The Great Redundancy: A Manifesto on Spiritual Sovereignty


The Architecture of the Proxy
To exist within a traditionalist religious framework is to live in a state of perpetual mediation. For the better part of my life, my relationship with the Divine was not a private sanctuary, but a community asset managed by self-appointed gatekeepers. In the Kenyan landscape, specifically within the rigid, collectivist nucleus of a religious household, faith is rarely a personal journey; it is a social performance. For years, I inhabited a "Muslim mask," an exhausting and meticulous curation of piety designed to satisfy a maternal script and a societal thirst for conformity. These middlemen, preachers, family members, and the leaders of dogmatic "cults" operate on a transactional model. They offer a sense of belonging in exchange for the total surrender of one’s subjective purpose. I have concluded that this entire infrastructure is fundamentally bankrupt.
The Violation of the Performative Mask
The act of wearing a mask is not merely a social inconvenience; it is a profound ontological violation. When one is forced to perform rituals that feel hollow, or to endure the rhetoric of the "homophobic variety" of theists, one is experiencing a slow-motion disruption of the soul. For a person of intellectual rigour, there is a particular agony in listening to the thin, circular logic used to justify the suppression of queer and non-binary identities.
For years, I was forced to accommodate these viewpoints for the sake of communal peace. These middlemen do not offer a path to enlightenment; they install a toll booth on a road that should, by all rights, be free.
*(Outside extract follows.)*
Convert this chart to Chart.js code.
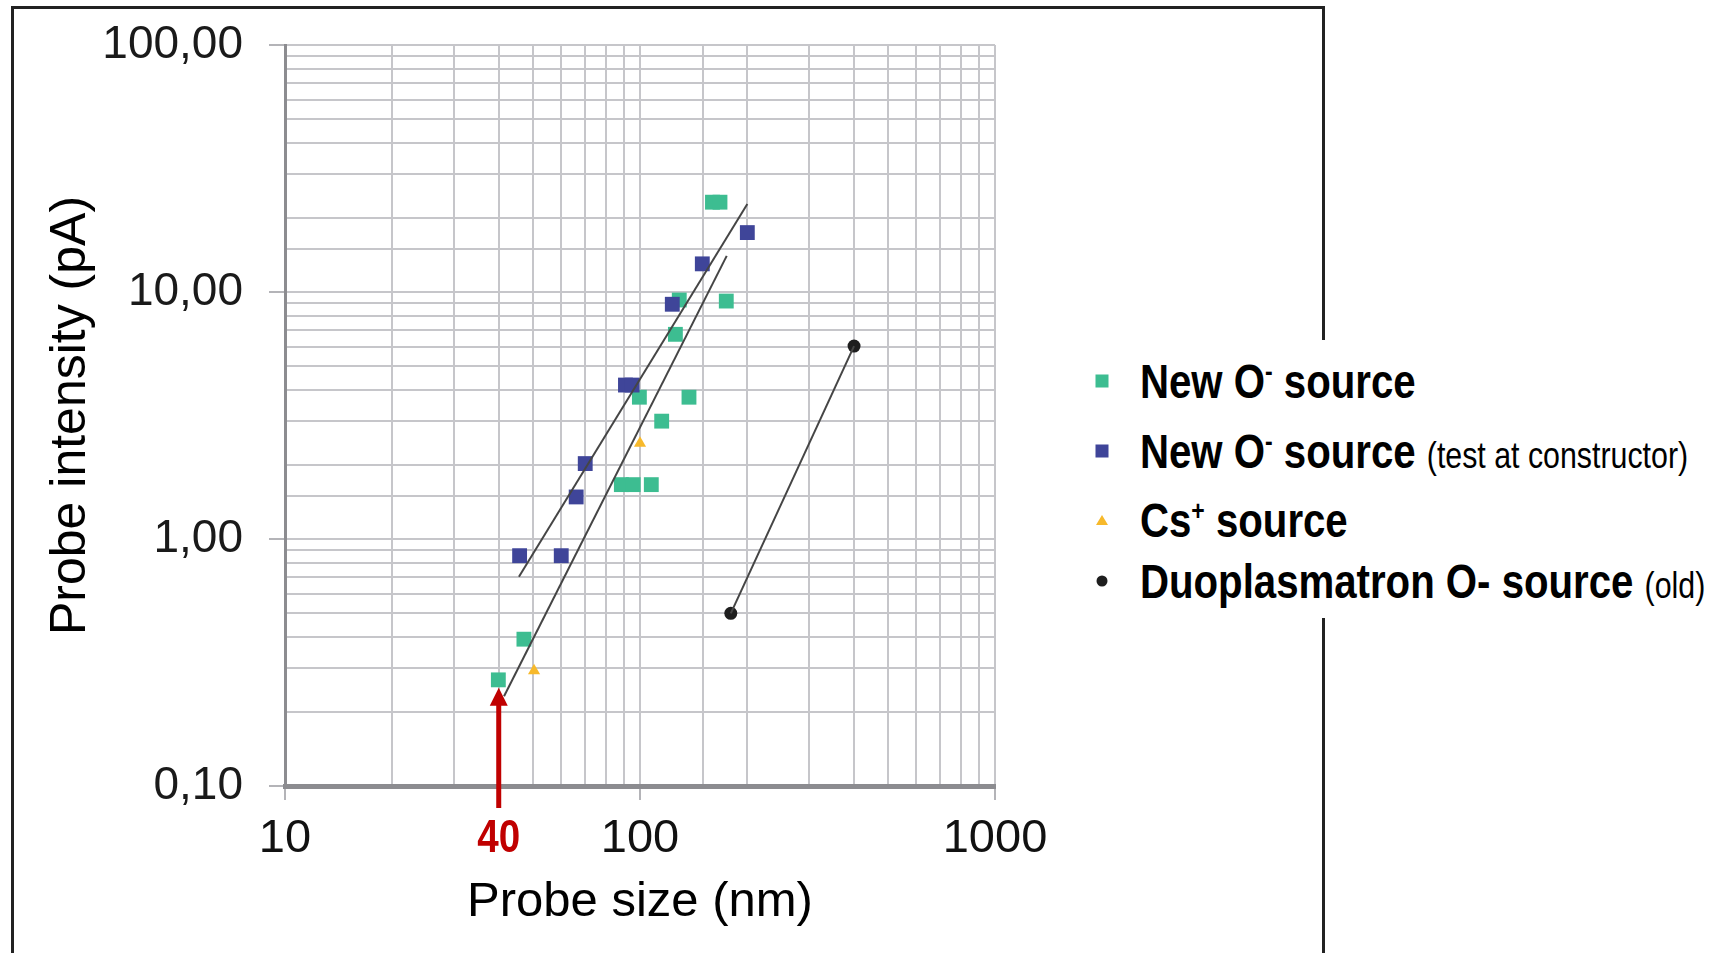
<!DOCTYPE html>
<html>
<head>
<meta charset="utf-8">
<script src="https://cdn.jsdelivr.net/npm/chart.js@4.4.1/dist/chart.umd.min.js"></script>
<style>
  body { margin: 0; background: #fff; width: 1719px; height: 953px; overflow: hidden; position: relative; font-family: "Liberation Sans", Arial, sans-serif; }
  #frame { position: absolute; left: 11px; top: 6px; width: 1308px; height: 1000px; border: 3px solid #222; border-bottom: none; }
  #wrap { position: absolute; left: 0; top: 0; width: 1060px; height: 953px; }
  #legend { position: absolute; left: 1080px; top: 340px; width: 639px; height: 278px; background: #fff; }
  .row { position: absolute; left: 0; height: 60px; width: 639px; }
  .mark { position: absolute; left: 22px; top: 30px; transform: translate(-50%, -50%); }
  .sq { width: 13px; height: 13px; }
  .tri { width: 0; height: 0; border-left: 6px solid transparent; border-right: 6px solid transparent; border-bottom: 10px solid #f7b92b; }
  .dot { width: 11px; height: 11px; border-radius: 50%; background: #1e1e1e; }
  .lab { position: absolute; left: 60px; top: 0; line-height: 60px; font-weight: bold; font-size: 49px; color: #000; white-space: nowrap; transform: scaleX(0.82); transform-origin: 0 50%; }
  .lab small { font-weight: normal; font-size: 37px; }
  .lab sup { font-size: 28px; line-height: 0; vertical-align: 0.6em; }
</style>
</head>
<body>
<div id="frame"></div>
<div id="wrap"><canvas id="chart"></canvas></div>
<div id="legend">
  <div class="row" style="top:11px"><div class="mark sq" style="background:#3dbd91"></div><div class="lab">New O<sup>-</sup> source</div></div>
  <div class="row" style="top:81px"><div class="mark sq" style="background:#3f4599"></div><div class="lab">New O<sup>-</sup> source <small>(test at constructor)</small></div></div>
  <div class="row" style="top:150px"><div class="mark tri"></div><div class="lab">Cs<sup>+</sup> source</div></div>
  <div class="row" style="top:211px"><div class="mark dot"></div><div class="lab">Duoplasmatron O- source <small>(old)</small></div></div>
</div>
<script>
// New O- source
const greenX = [160, 168, 129, 175, 125.8, 99.6, 137.4, 115.1, 88.6, 95.7, 107.6, 47.1, 39.9];
const greenY = [23.1, 23.1, 9.28, 9.19, 6.74, 3.75, 3.75, 3.0, 1.66, 1.66, 1.66, 0.393, 0.269];
// New O- source (test at constructor)
const blueX = [123.3, 200.6, 149.8, 91, 95, 70.1, 66.1, 45.8, 60.0];
const blueY = [8.92, 17.4, 13.0, 4.2, 4.2, 2.02, 1.48, 0.856, 0.856];
// Cs+ source
const csX = [100, 50.3];
const csY = [2.44, 0.293];
// Duoplasmatron (old)
const duoX = [180.2, 400.8];
const duoY = [0.5, 6.04];

// trend lines
const blueFitX = [45.6, 200.6];
const blueFitY = [0.704, 22.7];
const greenFitX = [41.4, 175.5];
const greenFitY = [0.231, 14.0];

const xTickValues = [10, 100, 1000];
const xTickLabels = ["10", "100", "1000"];
const yTickValues = [0.1, 1, 10, 100];
const yTickLabels = ["0,10", "1,00", "10,00", "100,00"];

// red arrow at 40 nm
const arrowAtSize = 40;
const arrowTipIntensity = 0.25;
const arrowLabel = "40";

const toPoints = (xs, ys) => xs.map((x, i) => ({ x: x, y: ys[i] }));
const labelFor = (v, vals, labels) => {
    const i = vals.findIndex(t => Math.abs(v - t) < t * 1e-6);
    return i >= 0 ? labels[i] : "";
};

const arrowPlugin = {
    id: "arrow40",
    afterDraw(chart) {
        const { ctx, chartArea } = chart;
        const px = chart.scales.x.getPixelForValue(arrowAtSize);
        const tip = chart.scales.y.getPixelForValue(arrowTipIntensity);
        ctx.save();
        ctx.strokeStyle = "#c00000";
        ctx.fillStyle = "#c00000";
        ctx.lineWidth = 5;
        ctx.beginPath();
        ctx.moveTo(px, chartArea.bottom + 22);
        ctx.lineTo(px, tip + 14);
        ctx.stroke();
        ctx.beginPath();
        ctx.moveTo(px, tip);
        ctx.lineTo(px - 9, tip + 18);
        ctx.lineTo(px + 9, tip + 18);
        ctx.closePath();
        ctx.fill();
        // condensed bold label
        ctx.translate(px, chartArea.bottom + 66);
        ctx.scale(0.82, 1);
        ctx.font = "bold 47px 'Liberation Sans', Arial, sans-serif";
        ctx.textAlign = "center";
        ctx.textBaseline = "alphabetic";
        ctx.fillText(arrowLabel, 0, 0);
        ctx.restore();
    }
};

const tickCol = c => (c.tick && c.tick.major) ? "#b4b4b8" : "rgba(0,0,0,0)";

new Chart(document.getElementById("chart"), {
    type: "scatter",
    data: {
        datasets: [
            { label: "fit1", data: toPoints(blueFitX, blueFitY), showLine: true, pointRadius: 0, pointHoverRadius: 0, borderColor: "#454545", borderWidth: 2, order: 0 },
            { label: "fit2", data: toPoints(greenFitX, greenFitY), showLine: true, pointRadius: 0, pointHoverRadius: 0, borderColor: "#454545", borderWidth: 2, order: 0 },
            { label: "fit3", data: toPoints(duoX, duoY), showLine: true, pointRadius: 0, pointHoverRadius: 0, borderColor: "#454545", borderWidth: 2, order: 0 },
            { label: "Duoplasmatron O- source (old)", data: toPoints(duoX, duoY), pointStyle: "circle", pointRadius: 6.5, backgroundColor: "#1e1e1e", borderColor: "#1e1e1e", pointBorderWidth: 0, order: 1 },
            { label: "New O- source (test at constructor)", data: toPoints(blueX, blueY), pointStyle: "rect", pointRadius: 10.5, backgroundColor: "#3f4599", borderColor: "#3f4599", pointBorderWidth: 0, order: 2 },
            { label: "Cs+ source", data: toPoints(csX, csY), pointStyle: "triangle", pointRadius: 7, backgroundColor: "#f7b92b", borderColor: "#f7b92b", pointBorderWidth: 0, order: 2 },
            { label: "New O- source", data: toPoints(greenX, greenY), pointStyle: "rect", pointRadius: 10.5, backgroundColor: "#3dbd91", borderColor: "#3dbd91", pointBorderWidth: 0, order: 3 }
        ]
    },
    options: {
        responsive: true,
        maintainAspectRatio: false,
        animation: false,
        layout: { padding: { top: 45, right: 65, bottom: 0, left: 0 } },
        plugins: { legend: { display: false }, tooltip: { enabled: false } },
        scales: {
            x: {
                type: "logarithmic", min: 10, max: 1000,
                afterFit(scale) { scale.height = 167; scale.paddingLeft = 0; scale.paddingRight = 0; },
                border: { color: "#8c8c90", width: 5 },
                grid: { color: "#c6c6ca", lineWidth: 2, tickLength: 14, tickWidth: 2, tickColor: tickCol },
                ticks: {
                    autoSkip: false, maxRotation: 0, padding: 11, color: "#111",
                    font: { size: 47 },
                    callback: v => labelFor(v, xTickValues, xTickLabels)
                },
                title: { display: true, text: "Probe size (nm)", color: "#000", font: { size: 49 }, padding: { top: 0, bottom: 21 } }
            },
            y: {
                type: "logarithmic", min: 0.1, max: 100,
                afterFit(scale) { scale.width = 285; scale.paddingTop = 0; scale.paddingBottom = 0; },
                border: { color: "#8c8c90", width: 3 },
                grid: { color: "#c6c6ca", lineWidth: 2, tickLength: 16, tickWidth: 2, tickColor: tickCol },
                ticks: {
                    autoSkip: false, padding: 26, color: "#1a1a1a",
                    font: { size: 46 },
                    callback: v => labelFor(v, yTickValues, yTickLabels)
                },
                title: { display: true, text: "Probe intensity (pA)", color: "#000", font: { size: 50 }, padding: { top: 41, bottom: 0 } }
            }
        }
    },
    plugins: [arrowPlugin]
});
</script>
</body>
</html>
They claim to speak for the Infinite while displaying the most finite and petty of human behaviours: entitlement, the invasion of privacy, and a categorical refusal to take accountability for the psychological damage they inflict upon those who do not fit their narrow definitions of morality.
The Reformation of the Individual
Firing the spiritual middleman was not an act of atheism; it was an act of sovereignty. I have traded the loud, performative mourning of the crowd for the "breathing room" of my own sanctuary. My morning ritual, the deliberate and symbolic alignment of my seven cowrie shells, serves as a physical manifestation of this reclaimed autonomy.
In the previous system, prayer was a chore, a standard set by external authorities. In my current life, it has returned to its original state: an urge. It is fluid, spontaneous, and entirely sincere. I might be engaged in academic marking or reflecting upon the profound loss of my father when the impulse to connect with a Higher Power arises. There is no longer a requirement to enter a specific building or consult a man who views my very existence as a transgression. If I choose to pray, I do so because the connection is direct and the intention is clean. I reckon that the Divine is far more interested in an individual’s raw, unfiltered truth than in a rehearsed litany recited to maintain a social facade.
The Intellectual Merit of Solitude
There is a sophisticated dignity in being a "Spiritual Nomad." While the casual observer might perceive my current isolation as mere loneliness, I view it as a necessary purification of my environment. When one removes the middleman, one also silences the cacophony of their judgment. I am no longer required to reconcile my high-level intellectual pursuits with the archaic traditions of those who fear what they cannot categorise.
The transition to this level of independence is undeniably heavy. it requires one to become the ultimate guardian of their own peace. However, the reward is a life that is finally, and firmly, sorted. My faith is no longer a muddle of other people’s insecurities. I have reclaimed my direct line to the Source. I have silenced the broadcasters and located the frequency. The middleman has been made redundant, and for the first time, the conversation is authentic.
Conclusion: The Sovereignty of the Self
Ultimately, to fire the middleman is to accept the responsibility of one’s own salvation. It is to acknowledge that no human institution has the authority to gatekeep the Infinite. By reclaiming my autonomy, I have not lost my faith; I have simply removed the static from the signal. I stand now in a space of my own making, a space defined by academic IQ, spiritual sincerity, and an unflinching commitment to living without the mask. The air is finally clear.